Were they to purchase the Fusion, it could make isobaric labeling techniques like TMT and iTRAQ labeling attractive, Tzouros said. As opposed to SILAC and NeuCode, which rely on the incorporation of isotopes into particular amino acids, isobaric labeling tags digest peptides with reagents that fragment during MS2 to produce signals corresponding to the amount of peptide present in a sample.

However, because quantitation is done at the MS2 level, precursor interference can be a problem.

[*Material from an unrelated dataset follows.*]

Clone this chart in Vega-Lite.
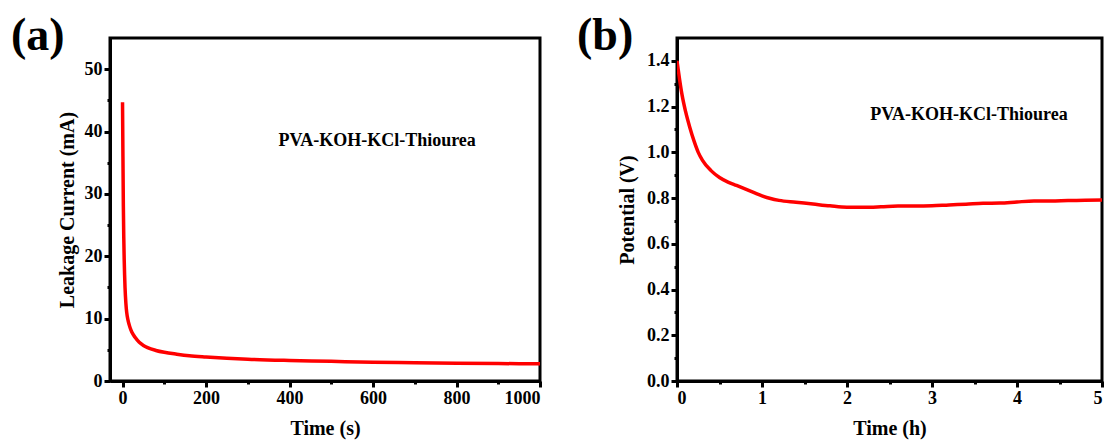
{
  "$schema": "https://vega.github.io/schema/vega-lite/v6.json",
  "padding": {"left": 9, "top": 11, "right": 0, "bottom": 0},
  "spacing": 137,
  "bounds": "flush",
  "config": {
    "view": {"stroke": "black", "strokeWidth": 3},
    "font": "Liberation Serif",
    "axis": {
      "domainColor": "black", "domainWidth": 3,
      "tickColor": "black", "tickWidth": 3, "tickSize": 6, "ticks": true,
      "labelFont": "Liberation Serif", "labelFontWeight": "bold", "labelFontSize": 18, "labelColor": "black",
      "titleFont": "Liberation Serif", "titleFontWeight": "bold", "titleFontSize": 20, "titleColor": "black",
      "grid": false, "labelPadding": 2
    },
    "title": {"font": "Liberation Serif", "fontWeight": "bold", "fontSize": 46, "color": "black", "anchor": "start", "frame": "group", "baseline": "alphabetic", "offset": 0}
  },
  "datasets": {
    "leak": [
      {"t": 0, "i": 44.7}, {"t": 1, "i": 36}, {"t": 2, "i": 28}, {"t": 3, "i": 23}, {"t": 4, "i": 19.5},
      {"t": 5, "i": 17}, {"t": 6, "i": 15}, {"t": 8, "i": 12.5}, {"t": 10, "i": 11}, {"t": 13, "i": 9.8},
      {"t": 16, "i": 9.0}, {"t": 20, "i": 8.2}, {"t": 25, "i": 7.5}, {"t": 30, "i": 7.0}, {"t": 40, "i": 6.2},
      {"t": 50, "i": 5.7}, {"t": 60, "i": 5.35}, {"t": 80, "i": 4.9}, {"t": 100, "i": 4.6}, {"t": 130, "i": 4.3},
      {"t": 160, "i": 4.05}, {"t": 200, "i": 3.85}, {"t": 250, "i": 3.65}, {"t": 300, "i": 3.5}, {"t": 400, "i": 3.3},
      {"t": 500, "i": 3.15}, {"t": 600, "i": 3.0}, {"t": 700, "i": 2.92}, {"t": 800, "i": 2.85}, {"t": 900, "i": 2.8},
      {"t": 1000, "i": 2.75}
    ],
    "pot": [
      {"h": 0, "v": 1.40}, {"h": 0.03, "v": 1.32}, {"h": 0.06, "v": 1.25}, {"h": 0.1, "v": 1.18}, {"h": 0.15, "v": 1.11},
      {"h": 0.2, "v": 1.05}, {"h": 0.25, "v": 1.0}, {"h": 0.3, "v": 0.965}, {"h": 0.4, "v": 0.92}, {"h": 0.5, "v": 0.89},
      {"h": 0.6, "v": 0.87}, {"h": 0.7, "v": 0.855}, {"h": 0.8, "v": 0.84}, {"h": 0.9, "v": 0.825}, {"h": 1.0, "v": 0.81},
      {"h": 1.1, "v": 0.798}, {"h": 1.2, "v": 0.79}, {"h": 1.4, "v": 0.782}, {"h": 1.6, "v": 0.774}, {"h": 1.8, "v": 0.766},
      {"h": 2.0, "v": 0.76}, {"h": 2.2, "v": 0.76}, {"h": 2.4, "v": 0.762}, {"h": 2.6, "v": 0.765}, {"h": 2.8, "v": 0.765},
      {"h": 3.0, "v": 0.766}, {"h": 3.2, "v": 0.77}, {"h": 3.4, "v": 0.773}, {"h": 3.6, "v": 0.777}, {"h": 3.8, "v": 0.778},
      {"h": 4.0, "v": 0.783}, {"h": 4.2, "v": 0.787}, {"h": 4.4, "v": 0.787}, {"h": 4.6, "v": 0.789}, {"h": 4.8, "v": 0.79},
      {"h": 5.0, "v": 0.792}
    ]
  },
  "hconcat": [
    {
      "width": 430, "height": 343,
      "title": {"text": "(a)", "dx": -99, "dy": 26},
      "resolve": {"axis": {"x": "independent", "y": "independent"}},
      "layer": [
        {
          "data": {"name": "leak"},
          "mark": {"type": "line", "color": "#ff0000", "strokeWidth": 3.5, "interpolate": "monotone", "clip": true},
          "encoding": {
            "x": {"field": "t", "type": "quantitative", "scale": {"domain": [-30, 1000], "nice": false, "zero": false},
              "axis": {"orient": "bottom", "title": "Time (s)", "values": [0,200,400,600,800,1000], "format": "d", "titlePadding": 11}},
            "y": {"field": "i", "type": "quantitative", "scale": {"domain": [0, 55], "nice": false},
              "axis": {"orient": "left", "title": "Leakage Current (mA)", "values": [0,10,20,30,40,50], "titlePadding": 7}}
          }
        },
        {
          "data": {"values": [{"label": "PVA-KOH-KCl-Thiourea", "t": 610, "i": 38.5}]},
          "mark": {"type": "text", "font": "Liberation Serif", "fontWeight": "bold", "fontSize": 18, "baseline": "middle", "align": "center", "color": "black"},
          "encoding": {
            "x": {"field": "t", "type": "quantitative",
              "axis": {"orient": "bottom", "title": null, "values": [100,300,500,700,900], "labels": false, "domain": false, "tickSize": 3}},
            "y": {"field": "i", "type": "quantitative",
              "axis": {"orient": "left", "title": null, "values": [5,15,25,35,45], "labels": false, "domain": false, "tickSize": 3}},
            "text": {"field": "label"}
          }
        }
      ]
    },
    {
      "width": 425, "height": 343,
      "title": {"text": "(b)", "dx": -100, "dy": 26},
      "resolve": {"axis": {"x": "independent", "y": "independent"}},
      "layer": [
        {
          "data": {"name": "pot"},
          "mark": {"type": "line", "color": "#ff0000", "strokeWidth": 3.5, "interpolate": "monotone", "clip": true},
          "encoding": {
            "x": {"field": "h", "type": "quantitative", "scale": {"domain": [0, 5], "nice": false},
              "axis": {"orient": "bottom", "title": "Time (h)", "values": [0,1,2,3,4,5], "format": "d", "titlePadding": 11}},
            "y": {"field": "v", "type": "quantitative", "scale": {"domain": [0, 1.5], "nice": false},
              "axis": {"orient": "left", "title": "Potential (V)", "values": [0,0.2,0.4,0.6,0.8,1.0,1.2,1.4], "format": ".1f", "titlePadding": 9}}
          }
        },
        {
          "data": {"values": [{"label": "PVA-KOH-KCl-Thiourea", "h": 3.435, "v": 1.163}]},
          "mark": {"type": "text", "font": "Liberation Serif", "fontWeight": "bold", "fontSize": 18, "baseline": "middle", "align": "center", "color": "black"},
          "encoding": {
            "x": {"field": "h", "type": "quantitative",
              "axis": {"orient": "bottom", "title": null, "values": [0.5,1.5,2.5,3.5,4.5], "labels": false, "domain": false, "tickSize": 3}},
            "y": {"field": "v", "type": "quantitative",
              "axis": {"orient": "left", "title": null, "values": [0.1,0.3,0.5,0.7,0.9,1.1,1.3], "labels": false, "domain": false, "tickSize": 3}},
            "text": {"field": "label"}
          }
        }
      ]
    }
  ]
}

Non-target precursors can fall into the fragmentation window for a given peptide, and the reporters released by these additional precursors can interfere with the reporters released by the target peptide, making quantitation unreliable in some cases.

Given this problem, Tzouros said, he has "not really been pushing to adopt isobaric labeling."

One potential way around this issue is to remove the precursor interference by doing another round of fragmentation and performing the quantitation at the MS3 level, instead of MS2. Typically, though, the added cycle time required for MS3 quantitation greatly reduces the number of peptides that can be measured, limiting the approach's usefulness.

Early analyses, however, suggest that the Fusion is fast enough to overcome this limitation (PM 6/14/2013).

"The fact that you can now do MS3 quantitation with isobaric labeling makes it look interesting for us again," Tzouros said.